By: Batya Jerenberg, World Israel News
Defense Minister Avigdor Liberman, speaking Monday in his capacity as head of the Yisrael Beytenu party, criticized his fellow lawmakers in the Knesset for not jumping aboard his party’s attempt to impeach Joint List Member of Knesset (MK) Hanin Zoabi for her support of terrorism against the Jewish state.
“The terrorist Hanin Zoabi is in the Knesset and promotes terror against IDF soldiers and the country’s citizens only because MKs from the Zionist Union, Yesh Atid and the ultra-Orthodox parties refuse to sign on [Yisrael Beytenu] MK Oded Forer’s petition to oust her according to the law,” he charged.
The bill Liberman referred to is the Impeachment Law, which allows the Knesset to force out a member who has incited to violence or racism or supported armed conflict by an enemy state or terrorist organization against Israel.
Two petitions against the law were dismissed last week by a full panel of nine judges on Israel’s Supreme Court, who stated that the limitations and safeguards put in place ensured that it did not “negate the heart of the democratic identity of the state.”
Liberman then appealed to the regular citizenry to help get the politicians on board.
“The only thing that’s not democratic is that there is a terrorist who sits in the Knesset and works to harm IDF soldiers,” he said. “I ask each of you to visit the website and email all the MKs who refuse to sign.”

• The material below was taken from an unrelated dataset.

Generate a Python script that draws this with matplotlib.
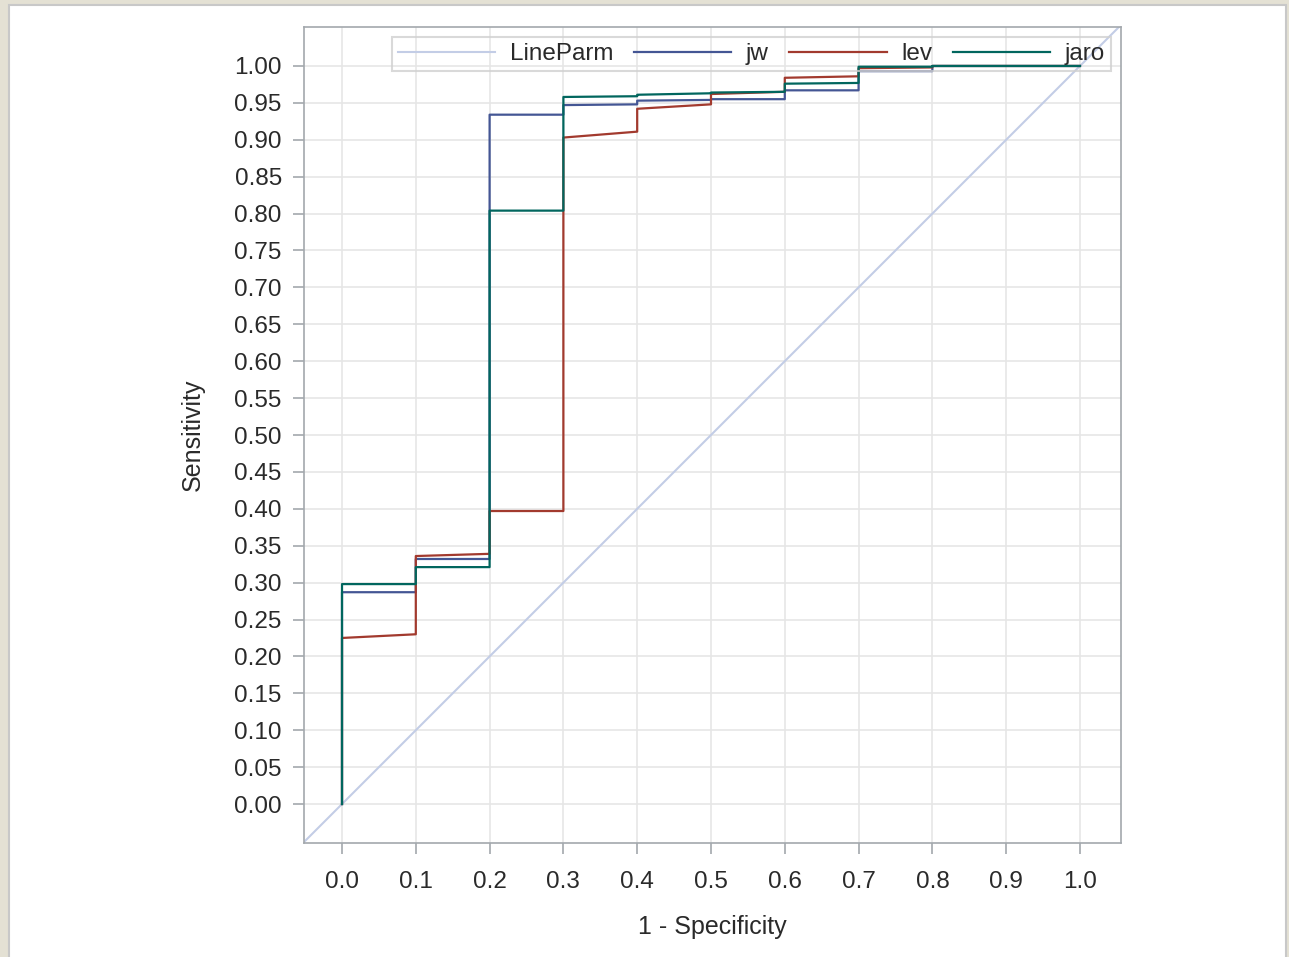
import numpy as np
import matplotlib
matplotlib.use("Agg")
import matplotlib.pyplot as plt
from matplotlib.patches import Rectangle

plt.rcParams['font.family'] = ['Liberation Sans', 'DejaVu Sans']

# ROC points (1 - specificity, sensitivity)
fpr = [0.0, 0.0, 0.1, 0.1, 0.2, 0.2, 0.3, 0.3, 0.4, 0.4,
       0.5, 0.5, 0.6, 0.6, 0.7, 0.7, 0.8, 0.8, 1.0]
jw = [0.0, 0.287, 0.287, 0.332, 0.332, 0.934, 0.934, 0.947, 0.948, 0.953,
      0.954, 0.955, 0.955, 0.967, 0.967, 0.993, 0.993, 1.0, 1.0]
lev = [0.0, 0.225, 0.230, 0.336, 0.339, 0.397, 0.397, 0.903, 0.911, 0.942,
       0.948, 0.962, 0.965, 0.984, 0.986, 0.997, 0.998, 1.0, 1.0]
jaro = [0.0, 0.298, 0.298, 0.321, 0.321, 0.804, 0.804, 0.958, 0.959, 0.961,
        0.963, 0.964, 0.965, 0.976, 0.977, 0.999, 0.999, 1.0, 1.0]

xticks = np.round(np.arange(0, 1.01, 0.1), 2)
yticks = np.round(np.arange(0, 1.001, 0.05), 2)

W, H = 1289, 957
FS = 17.5
fig = plt.figure(figsize=(W / 100, H / 100), dpi=100, facecolor='#e4e1d4')
fig.patches.append(Rectangle((9 / W, -0.01), (1286 - 9) / W, (H - 5) / H + 0.01,
                             transform=fig.transFigure, facecolor='white',
                             edgecolor='#c8c8c8', linewidth=1.5, zorder=-10))

ax = fig.add_axes([304 / W, (H - 843) / H, (1121 - 304) / W, (843 - 27) / H])
ax.set_facecolor('white')

xlim = (-0.0515, 1.0556)
ylim = (-0.0528, 1.0528)
ax.plot(xlim, xlim, color='#c3cde6', lw=1.5, label='LineParm', zorder=2)
ax.plot(fpr, jw, color='#445694', lw=1.6, label='jw', zorder=3)
ax.plot(fpr, lev, color='#a23a2e', lw=1.6, label='lev', zorder=3)
ax.plot(fpr, jaro, color='#01665e', lw=1.6, label='jaro', zorder=3)

ax.set_xlim(xlim)
ax.set_ylim(ylim)
ax.set_xticks(xticks)
ax.set_xticklabels([f'{v:.1f}' for v in xticks])
ax.set_yticks(yticks)
ax.set_yticklabels([f'{v:.2f}' for v in yticks])
ax.grid(True, color='#e6e6e6', lw=1.2, zorder=0)
ax.set_axisbelow(True)

for s in ax.spines.values():
    s.set_color('#a3a8ad')
    s.set_linewidth(1.2)
ax.tick_params(colors='#a3a8ad', labelcolor='#2a2a2a', labelsize=FS,
               length=8, width=1.2)
ax.tick_params(axis='x', pad=12)
ax.tick_params(axis='y', pad=8)

ax.set_xlabel('1 - Specificity', fontsize=FS + 0.5, color='#2a2a2a', labelpad=16)
ax.set_ylabel('Sensitivity', fontsize=FS + 0.5, color='#2a2a2a', labelpad=21)

leg = ax.legend(loc='upper right', bbox_to_anchor=(0.9878, 0.9877), ncol=4,
                fontsize=FS, frameon=True, fancybox=False, borderaxespad=0,
                handlelength=4.0, handletextpad=0.6, columnspacing=0.85,
                borderpad=0.25)
leg.get_frame().set_facecolor('none')
leg.get_frame().set_edgecolor('#d0d0d0')
leg.get_frame().set_linewidth(1.5)
for t in leg.get_texts():
    t.set_color('#2a2a2a')

fig.savefig('out.png', dpi=100, facecolor=fig.get_facecolor())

Zoabi’s controversial statements
Zoabi refused to denounce Hamas’ rocket attacks during the 2014 Operation Protective Edge and the murder of the three teenagers which precipitated that operation as acts of terror.
She has called IDF soldiers “murderers” and Israel a “fascist country” for acting in self-defense, while justifying Hamas’s violence and calling for “millions of Palestinians to march on Jerusalem.”
In 2017, she compared Israel to Nazi Germany.
In 2010 she was on board the Mavi Marmara, a ship that was part of a flotilla trying to break Israel’s sea blockade of the Gaza Strip.
To begin the impeachment process, 70 MKs need to sign on a petition to the Knesset House Committee, 10 of which must come from the opposition.
If the request is approved, a full 75% of the Knesset – 90 members – would then have to vote in favor of the ouster in the full plenum.
Haredi parties have refused to sign on due to ongoing conflicts with the government over matters of religion and state that have nothing to do with the petition.